→ **Exercise brief**:
Provide the number of lines where the word "this" occurs, and no other text.

→ **Available records**:
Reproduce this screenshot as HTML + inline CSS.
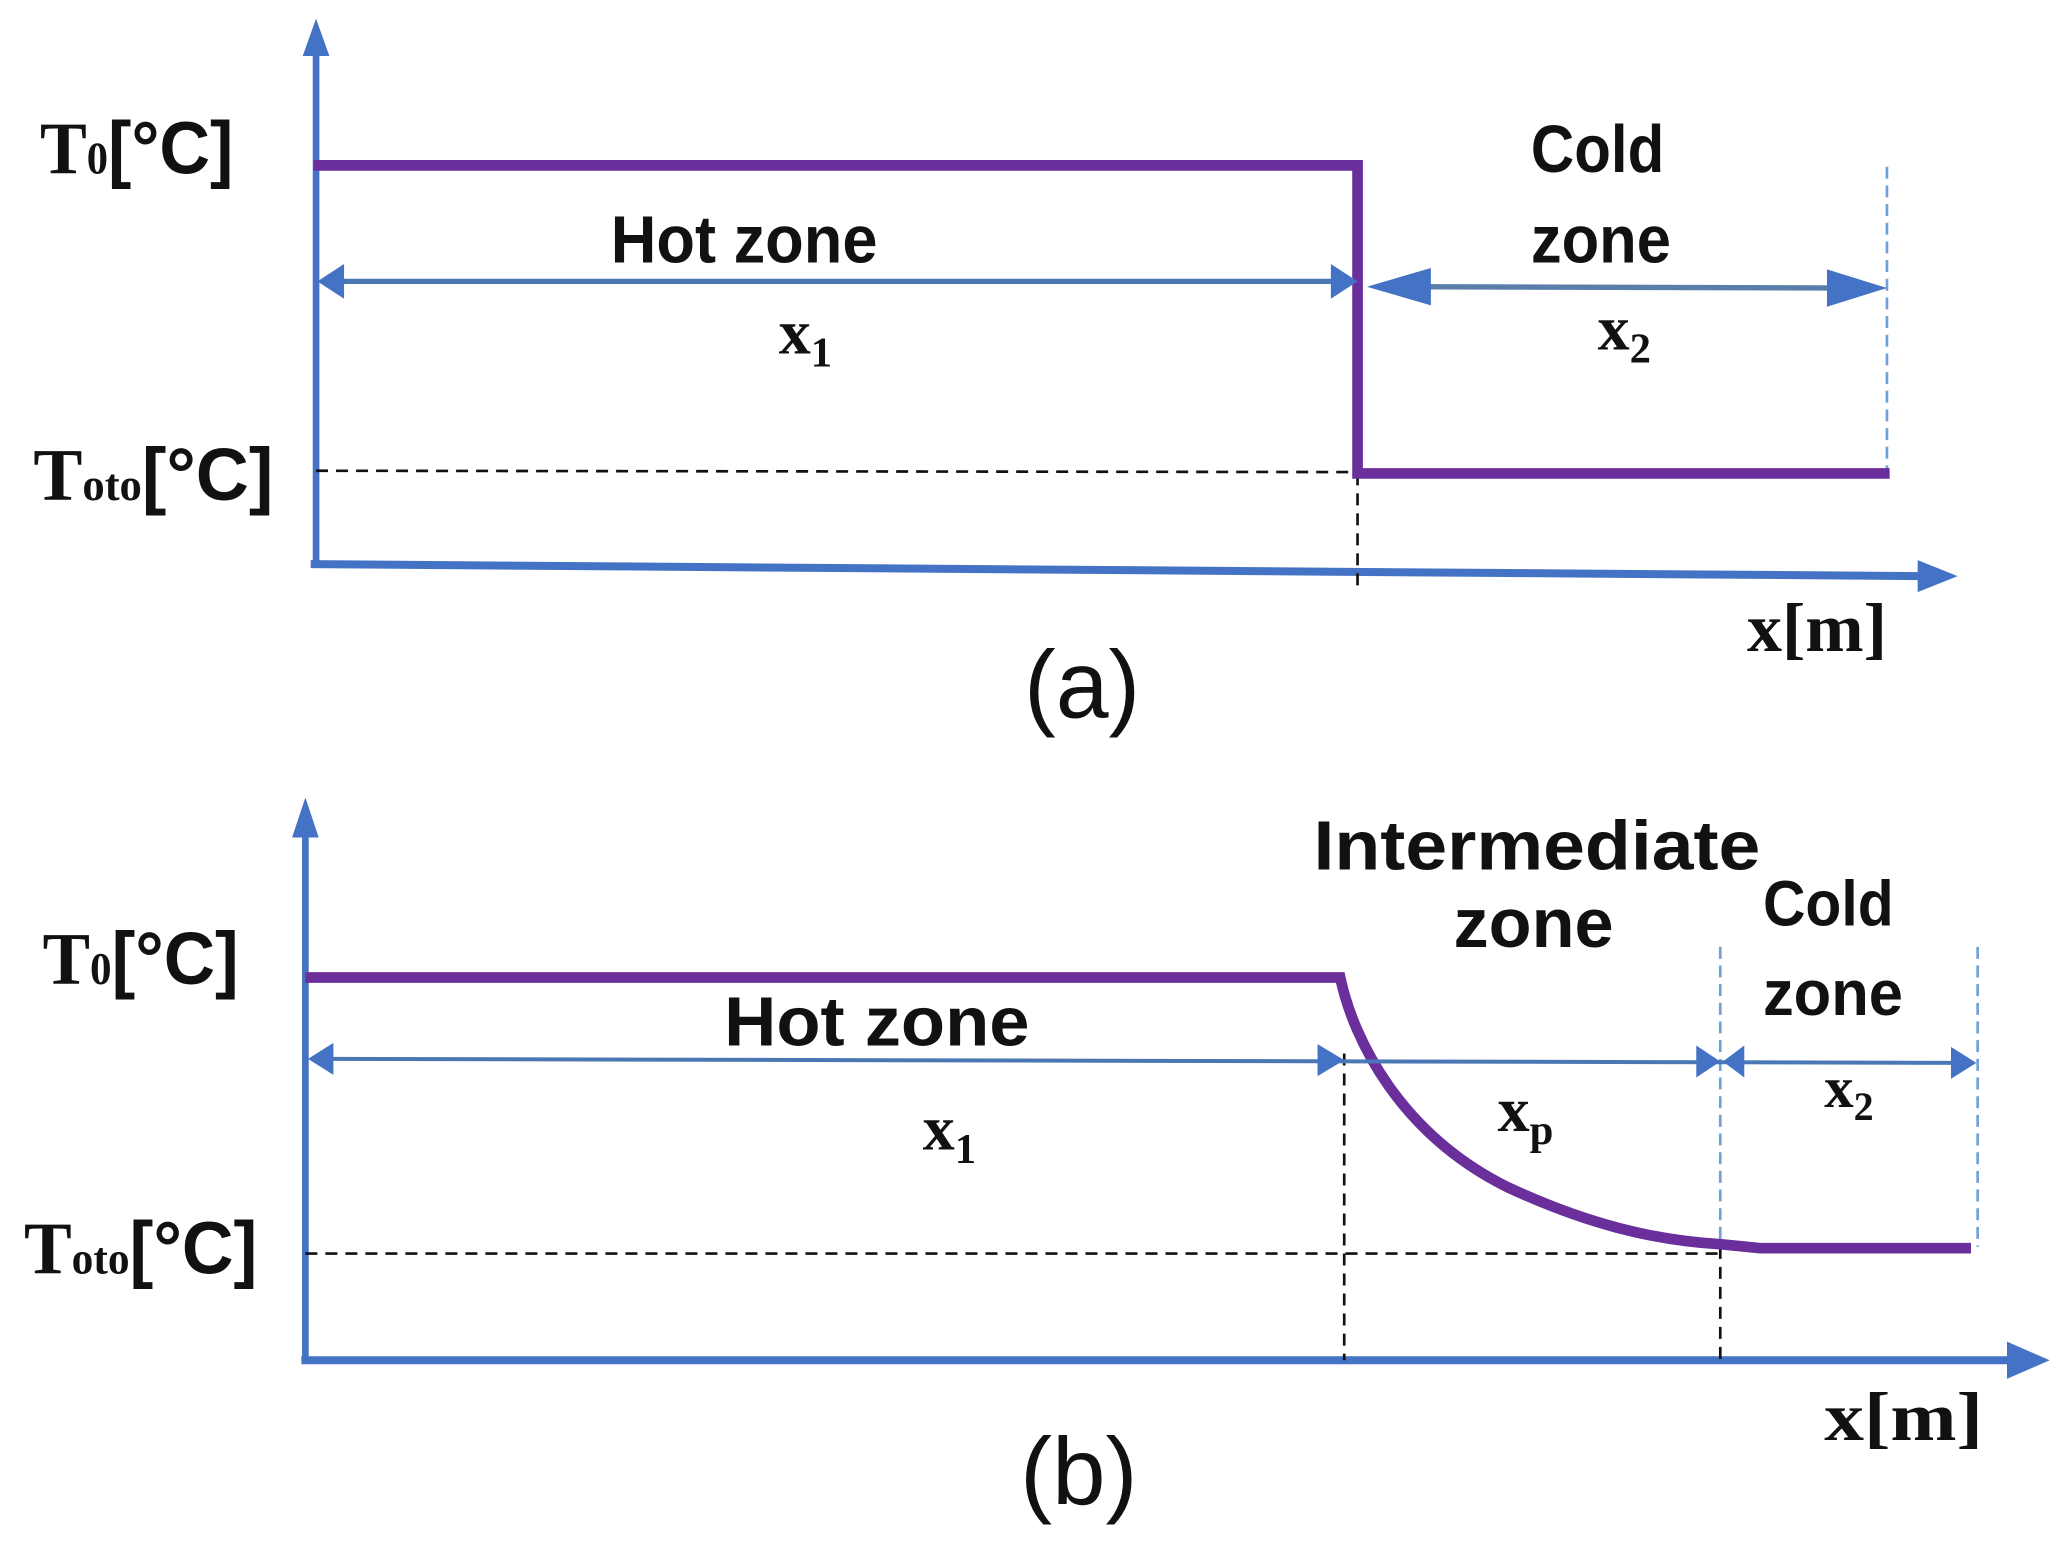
<!DOCTYPE html>
<html><head><meta charset="utf-8"><style>html,body{margin:0;padding:0;background:#fff}svg{display:block}</style></head>
<body>
<svg width="2067" height="1550" viewBox="0 0 1550 1162.3" preserveAspectRatio="none" xmlns="http://www.w3.org/2000/svg">
<g font-family="Liberation Sans, sans-serif" font-weight="bold" fill="#111">
<!-- Panel a -->
<line x1="237" y1="423" x2="237" y2="40" stroke="#4472C4" stroke-width="5"/>
<path d="M227,42 L237,14 L247,42 z" fill="#4472C4"/>
<line x1="233" y1="423" x2="1440" y2="432" stroke="#4472C4" stroke-width="6"/>
<path d="M1438,420 L1468,432 L1438,444 z" fill="#4472C4"/>
<line x1="237" y1="353" x2="1018" y2="354" stroke="#111" stroke-width="2" stroke-dasharray="9,6"/>
<line x1="1018" y1="355" x2="1018" y2="440" stroke="#111" stroke-width="2" stroke-dasharray="9,6"/>
<line x1="1415" y1="125" x2="1415" y2="355" stroke="#6fa0d8" stroke-width="2" stroke-dasharray="9,5"/>
<path d="M235,124 L1018,124 L1018,355 L1417,355" fill="none" stroke="#6a2f9a" stroke-width="8"/>
<line x1="255" y1="211" x2="1000" y2="211" stroke="#4a78b5" stroke-width="4"/>
<path d="M258,198 L238,211 L258,224 z M998,198 L1018,211 L998,224 z" fill="#4472C4"/>
<line x1="1045" y1="215" x2="1395" y2="216" stroke="#5a7eaa" stroke-width="4"/>
<path d="M1073,201 L1025,215 L1073,229 z M1370,202 L1415,216 L1370,230 z" fill="#4472C4"/>
<text x="458" y="197" font-size="50" textLength="200" lengthAdjust="spacingAndGlyphs">Hot zone</text>
<text x="1148" y="129" font-size="50" textLength="100" lengthAdjust="spacingAndGlyphs">Cold</text>
<text x="1148" y="197" font-size="50" textLength="105" lengthAdjust="spacingAndGlyphs">zone</text>
<text x="584" y="265" font-size="48" font-family="Liberation Serif, serif">x<tspan font-size="32" dy="10">1</tspan></text>
<text x="1198" y="262" font-size="48" font-family="Liberation Serif, serif">x<tspan font-size="32" dy="10">2</tspan></text>
<text x="30" y="130" font-size="56" font-family="Liberation Serif, serif" textLength="145" lengthAdjust="spacingAndGlyphs">T<tspan font-size="34">0</tspan><tspan font-family="Liberation Sans, sans-serif">[°C]</tspan></text>
<text x="25" y="375" font-size="56" font-family="Liberation Serif, serif" textLength="180" lengthAdjust="spacingAndGlyphs">T<tspan font-size="34">oto</tspan><tspan font-family="Liberation Sans, sans-serif">[°C]</tspan></text>
<text x="1310" y="488" font-size="52" font-family="Liberation Serif, serif" textLength="105" lengthAdjust="spacingAndGlyphs">x[m]</text>
<text x="768" y="538" font-size="72" font-weight="normal" textLength="87" lengthAdjust="spacingAndGlyphs">(a)</text>

<!-- Panel b -->
<line x1="229" y1="1022" x2="229" y2="625" stroke="#4472C4" stroke-width="5"/>
<path d="M219,628 L229,598 L239,628 z" fill="#4472C4"/>
<line x1="226" y1="1020" x2="1508" y2="1020" stroke="#4472C4" stroke-width="6"/>
<path d="M1505,1006 L1537,1020 L1505,1034 z" fill="#4472C4"/>
<line x1="229" y1="940" x2="1290" y2="940" stroke="#111" stroke-width="2" stroke-dasharray="9,6"/>
<line x1="1008" y1="790" x2="1008" y2="1020" stroke="#111" stroke-width="2" stroke-dasharray="9,6"/>
<line x1="1290" y1="935" x2="1290" y2="1020" stroke="#111" stroke-width="2" stroke-dasharray="9,6"/>
<line x1="1290" y1="710" x2="1290" y2="935" stroke="#6fa0d8" stroke-width="2" stroke-dasharray="9,5"/>
<line x1="1483" y1="710" x2="1483" y2="935" stroke="#6fa0d8" stroke-width="2" stroke-dasharray="9,5"/>
<path d="M229,733 L1005,733 C1015,780 1050,850 1130,890 C1190,918 1240,930 1290,933 L1320,936 L1478,936" fill="none" stroke="#6a2f9a" stroke-width="8"/>
<line x1="245" y1="794" x2="1470" y2="797" stroke="#4a78b5" stroke-width="3"/>
<path d="M250,782 L231,794 L250,806 z M988,783 L1008,795 L988,807 z M1272,784 L1290,796 L1272,808 z M1308,784 L1292,796 L1308,808 z M1463,785 L1482,797 L1463,809 z" fill="#4472C4"/>
<text x="543" y="784" font-size="52" textLength="229" lengthAdjust="spacingAndGlyphs">Hot zone</text>
<text x="985" y="652" font-size="52" textLength="335" lengthAdjust="spacingAndGlyphs">Intermediate</text>
<text x="1090" y="710" font-size="52" textLength="120" lengthAdjust="spacingAndGlyphs">zone</text>
<text x="1322" y="694" font-size="48" textLength="98" lengthAdjust="spacingAndGlyphs">Cold</text>
<text x="1322" y="761" font-size="48" textLength="105" lengthAdjust="spacingAndGlyphs">zone</text>
<text x="692" y="862" font-size="48" font-family="Liberation Serif, serif">x<tspan font-size="32" dy="10">1</tspan></text>
<text x="1123" y="848" font-size="48" font-family="Liberation Serif, serif">x<tspan font-size="32" dy="10">p</tspan></text>
<text x="1368" y="830" font-size="44" font-family="Liberation Serif, serif">x<tspan font-size="30" dy="10">2</tspan></text>
<text x="32" y="738" font-size="56" font-family="Liberation Serif, serif" textLength="147" lengthAdjust="spacingAndGlyphs">T<tspan font-size="34">0</tspan><tspan font-family="Liberation Sans, sans-serif">[°C]</tspan></text>
<text x="18" y="955" font-size="56" font-family="Liberation Serif, serif" textLength="175" lengthAdjust="spacingAndGlyphs">T<tspan font-size="34">oto</tspan><tspan font-family="Liberation Sans, sans-serif">[°C]</tspan></text>
<text x="1368" y="1080" font-size="52" font-family="Liberation Serif, serif" textLength="119" lengthAdjust="spacingAndGlyphs">x[m]</text>
<text x="765" y="1128" font-size="72" font-weight="normal" textLength="88" lengthAdjust="spacingAndGlyphs">(b)</text>
</g>
</svg>
</body></html>
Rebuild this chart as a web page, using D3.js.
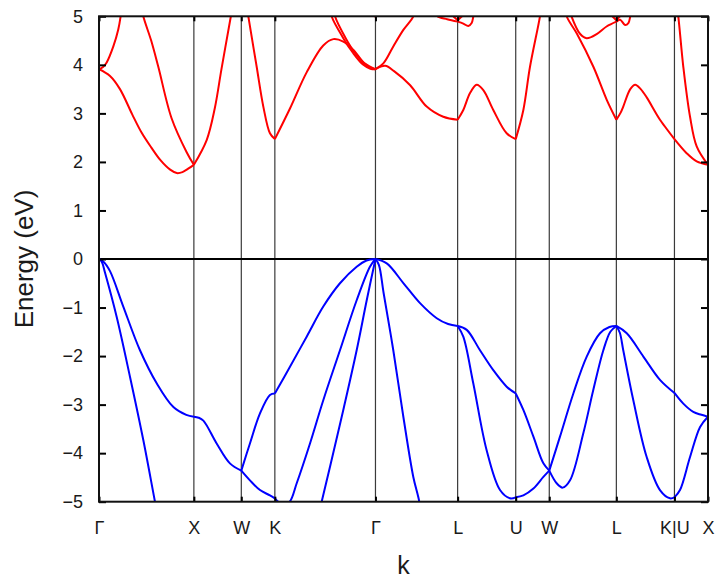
<!DOCTYPE html>
<html><head><meta charset="utf-8">
<script src="https://cdn.jsdelivr.net/npm/d3@7"></script>
<style>
html,body{margin:0;padding:0;background:#fff;}
svg{display:block;font-family:"Liberation Sans",Arial,sans-serif;}
</style></head>
<body>
<svg id="chart" width="715" height="580"></svg>
<script>
// High-symmetry points along the path (units of 2π/a)
const kPoints = [0, 1, 1.5, 1.8536, 2.9142, 3.7802, 4.3926, 4.7462, 5.4533, 6.0657, 6.4193];
const kLabels = ["Γ","X","W","K","Γ","L","U","W","L","K|U","X"];
const yTicks = [-5,-4,-3,-2,-1,0,1,2,3,4,5];

// Valence bands (blue), each segment as [k, E]
const valenceGX = [
  [[0,0],[0.05,-0.06],[0.116,-0.25],[0.256,-0.98],[0.432,-1.88],[0.608,-2.56],[0.784,-3.05],[0.92,-3.21],[1,-3.25]],
  [[0,0],[0.03,-0.06],[0.063,-0.28],[0.186,-1.19],[0.327,-2.43],[0.467,-3.73],[0.59,-5.0],[0.63,-5.4]]
];
const valenceXW = [
  [[1,-3.25],[1.05,-3.27],[1.10,-3.33],[1.24,-3.80],[1.38,-4.21],[1.5,-4.36]]
];
const valenceWK = [
  [[1.5,-4.36],[1.591,-3.80],[1.697,-3.18],[1.802,-2.80],[1.8536,-2.77]],
  [[1.5,-4.36],[1.591,-4.56],[1.697,-4.76],[1.802,-4.87],[1.8536,-4.93]]
];
const valenceKG = [
  [[1.8536,-2.77],[2.013,-2.22],[2.189,-1.60],[2.364,-0.98],[2.540,-0.50],[2.716,-0.16],[2.82,-0.03],[2.9142,0]],
  [[1.8536,-4.93],[1.90,-5.02],[1.945,-5.06],[2.01,-5.0],[2.084,-4.62],[2.224,-3.80],[2.364,-2.91],[2.540,-1.88],[2.716,-0.85],[2.856,-0.16],[2.9142,0]],
  [[2.30,-5.4],[2.347,-5.0],[2.435,-4.28],[2.575,-3.11],[2.716,-1.88],[2.822,-0.85],[2.9142,0]]
];
const valenceGL = [
  [[2.9142,0],[3.033,-0.09],[3.21,-0.50],[3.384,-0.91],[3.56,-1.22],[3.68,-1.34],[3.7802,-1.38]],
  [[2.9142,0],[2.95,-0.12],[3.0,-0.7],[3.102,-1.88],[3.208,-3.25],[3.313,-4.49],[3.376,-5.0],[3.40,-5.4]]
];
const valenceLU = [
  [[3.7802,-1.38],[3.876,-1.46],[4.016,-1.88],[4.156,-2.29],[4.297,-2.63],[4.3926,-2.77]],
  [[3.7802,-1.38],[3.84,-1.60],[3.945,-2.56],[4.086,-3.94],[4.227,-4.76],[4.332,-4.93],[4.3926,-4.91]]
];
const valenceUW = [
  [[4.3926,-2.77],[4.473,-3.11],[4.579,-3.66],[4.684,-4.21],[4.7462,-4.36]],
  [[4.3926,-4.91],[4.473,-4.87],[4.579,-4.73],[4.684,-4.49],[4.7462,-4.36]]
];
const valenceWL = [
  [[4.7462,-4.36],[4.859,-3.66],[5.0,-2.77],[5.141,-2.01],[5.281,-1.53],[5.38,-1.40],[5.4533,-1.38]],
  [[4.7462,-4.36],[4.824,-4.62],[4.888,-4.71],[4.965,-4.56],[5.105,-3.59],[5.21,-2.70],[5.316,-1.88],[5.39,-1.50],[5.4533,-1.38]]
];
const valenceLK = [
  [[5.4533,-1.38],[5.563,-1.53],[5.738,-2.01],[5.913,-2.49],[6.0657,-2.76]],
  [[5.4533,-1.38],[5.49,-1.52],[5.526,-1.88],[5.632,-2.91],[5.773,-4.08],[5.913,-4.76],[6.019,-4.93],[6.0657,-4.91]]
];
const valenceUX = [
  [[6.0657,-2.76],[6.159,-2.98],[6.264,-3.15],[6.35,-3.21],[6.4193,-3.25]],
  [[6.0657,-4.91],[6.124,-4.76],[6.23,-4.08],[6.336,-3.46],[6.4193,-3.25]]
];

// Conduction bands (red)
const conductionGX = [
  [[0,3.91],[0.116,3.77],[0.221,3.50],[0.35,2.98],[0.45,2.60],[0.55,2.30],[0.65,2.03],[0.75,1.84],[0.82,1.77],[0.88,1.79],[0.94,1.86],[1,1.94]],
  [[0,3.91],[0.04,3.95],[0.081,4.05],[0.151,4.38],[0.203,4.73],[0.228,5.0],[0.24,5.2]],
  [[0.45,5.2],[0.467,5.0],[0.55,4.5],[0.625,3.96],[0.765,2.9],[0.924,2.2],[1,1.94]],
  [[0,4.98],[0.05,5.3]]
];
const conductionXW = [
  [[1,1.94],[1.135,2.45],[1.22,3.1],[1.29,3.9],[1.39,5.0],[1.41,5.2]]
];
const conductionWK = [
  [[1.56,5.2],[1.574,5.0],[1.662,3.96],[1.732,3.14],[1.802,2.59],[1.8536,2.47]]
];
const conductionKG = [
  [[1.8536,2.47],[2.013,3.1],[2.19,3.85],[2.364,4.40],[2.47,4.53],[2.575,4.48],[2.68,4.31],[2.80,4.03],[2.9142,3.91]],
  [[2.44,5.2],[2.452,5.0],[2.575,4.55],[2.68,4.24],[2.786,4.0],[2.86,3.92],[2.9142,3.91]],
  [[2.475,5.2],[2.488,5.0],[2.60,4.55],[2.70,4.24],[2.80,4.02],[2.87,3.93],[2.9142,3.91]],
  [[2.86,5.3],[2.9142,4.98]]
];
const conductionGL = [
  [[2.9142,3.91],[3.017,3.98],[3.11,3.87],[3.28,3.58],[3.454,3.14],[3.629,2.93],[3.7802,2.87]],
  [[2.9142,3.91],[2.997,4.03],[3.102,4.38],[3.208,4.72],[3.313,5.0],[3.33,5.2]],
  [[2.9142,4.98],[2.97,5.3]],
  [[3.55,5.1],[3.568,5.0],[3.67,4.94],[3.7802,4.89]],
  [[3.70,5.06],[3.7802,4.92]]
];
const conductionLU = [
  [[3.7802,2.87],[3.84,3.07],[3.911,3.42],[3.981,3.59],[4.051,3.48],[4.156,3.07],[4.297,2.59],[4.3926,2.47]],
  [[3.7802,4.89],[3.84,4.85],[3.893,4.80],[3.928,4.86],[3.946,5.0],[3.96,5.1]],
  [[3.7802,4.92],[3.86,5.06]]
];
const conductionUW = [
  [[4.3926,2.47],[4.473,3.07],[4.543,3.96],[4.648,5.0],[4.66,5.2]]
];
const conductionWL = [
  [[4.92,5.2],[4.93,5.0],[5.035,4.65],[5.211,3.96],[5.352,3.28],[5.4533,2.87]],
  [[4.965,5.1],[4.98,5.0],[5.07,4.64],[5.14,4.55],[5.25,4.64],[5.35,4.79],[5.4533,4.89]],
  [[5.38,5.06],[5.4533,4.92]]
];
const conductionLK = [
  [[5.4533,2.87],[5.50,3.02],[5.526,3.14],[5.60,3.50],[5.652,3.59],[5.71,3.50],[5.773,3.33],[5.913,2.87],[6.0657,2.47]],
  [[5.4533,4.89],[5.493,4.93],[5.545,4.82],[5.58,4.86],[5.60,5.0],[5.61,5.1]],
  [[5.4533,4.92],[5.52,5.06]]
];
const conductionUX = [
  [[6.0657,2.47],[6.194,2.18],[6.30,2.01],[6.4193,1.94]],
  [[6.09,5.2],[6.106,5.0],[6.159,3.96],[6.23,2.93],[6.30,2.32],[6.4193,1.94]]
];

const valenceBands = [].concat(valenceGX, valenceXW, valenceWK, valenceKG, valenceGL, valenceLU, valenceUW, valenceWL, valenceLK, valenceUX);
const conductionBands = [].concat(conductionGX, conductionXW, conductionWK, conductionKG, conductionGL, conductionLU, conductionUW, conductionWL, conductionLK, conductionUX);

const svg = d3.select("#chart");
const L = 99, R = 708, T = 16.3, B = 501.7;
const x = d3.scaleLinear().domain([0, kPoints[kPoints.length-1]]).range([L, R]);
const y = d3.scaleLinear().domain([-5, 5]).range([B, T]);

svg.append("defs").append("clipPath").attr("id","clip")
  .append("rect").attr("x", L).attr("y", T).attr("width", R-L).attr("height", B-T);

// vertical lines at high-symmetry points
svg.append("g").selectAll("line").data(kPoints.slice(1, -1)).join("line")
  .attr("x1", d => x(d)).attr("x2", d => x(d))
  .attr("y1", T).attr("y2", B)
  .attr("stroke", "#3a3a3a").attr("stroke-width", 1.2);

// zero line
svg.append("line").attr("x1", L).attr("x2", R).attr("y1", y(0)).attr("y2", y(0))
  .attr("stroke", "#000").attr("stroke-width", 2);

const line = d3.line().x(d => x(d[0])).y(d => y(d[1])).curve(d3.curveCatmullRom.alpha(0.5));
const bands = svg.append("g").attr("clip-path", "url(#clip)");
bands.selectAll("path.cb").data(conductionBands).join("path").attr("class","cb")
  .attr("d", line).attr("fill","none").attr("stroke","#ff0000").attr("stroke-width",2)
  .attr("stroke-linejoin","round");
bands.selectAll("path.vb").data(valenceBands).join("path").attr("class","vb")
  .attr("d", line).attr("fill","none").attr("stroke","#0000ff").attr("stroke-width",2)
  .attr("stroke-linejoin","round");

// axes
const yAxisL = d3.axisLeft(y).tickValues(yTicks).tickSizeInner(-7).tickSizeOuter(0)
  .tickPadding(16).tickFormat(d => d < 0 ? "\u2212" + Math.abs(d) : String(d));
const gyl = svg.append("g").attr("transform", `translate(${L},0)`).call(yAxisL);
const yAxisR = d3.axisRight(y).tickValues(yTicks).tickSizeInner(-7).tickSizeOuter(0).tickFormat("");
const gyr = svg.append("g").attr("transform", `translate(${R},0)`).call(yAxisR);
const xAxisB = d3.axisBottom(x).tickValues(kPoints).tickSizeInner(-5).tickSizeOuter(0)
  .tickPadding(20).tickFormat((d, i) => kLabels[i]);
const gxb = svg.append("g").attr("transform", `translate(0,${B})`).call(xAxisB);
const xAxisT = d3.axisTop(x).tickValues(kPoints).tickSizeInner(-5).tickSizeOuter(0).tickFormat("");
const gxt = svg.append("g").attr("transform", `translate(0,${T})`).call(xAxisT);

[gyl, gyr, gxb, gxt].forEach(g => {
  g.select(".domain").remove();
  g.selectAll(".tick line").attr("stroke", "#000").attr("stroke-width", 2);
  g.selectAll("text").attr("fill", "#1a1a1a").style("font-size", "18px")
    .style("font-family", '"Liberation Sans", Arial, sans-serif');
});

// frame
svg.append("rect").attr("x", L).attr("y", T).attr("width", R-L).attr("height", B-T)
  .attr("fill", "none").attr("stroke", "#111").attr("stroke-width", 2);

// axis titles
svg.append("text").attr("transform", `translate(33,259) rotate(-90)`)
  .attr("text-anchor", "middle").style("font-size", "26px").attr("fill", "#1a1a1a")
  .text("Energy (eV)");
svg.append("text").attr("x", (L+R)/2).attr("y", 574)
  .attr("text-anchor", "middle").style("font-size", "25px").attr("fill", "#1a1a1a")
  .text("k");
</script>
</body></html>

→ **Task output**:
2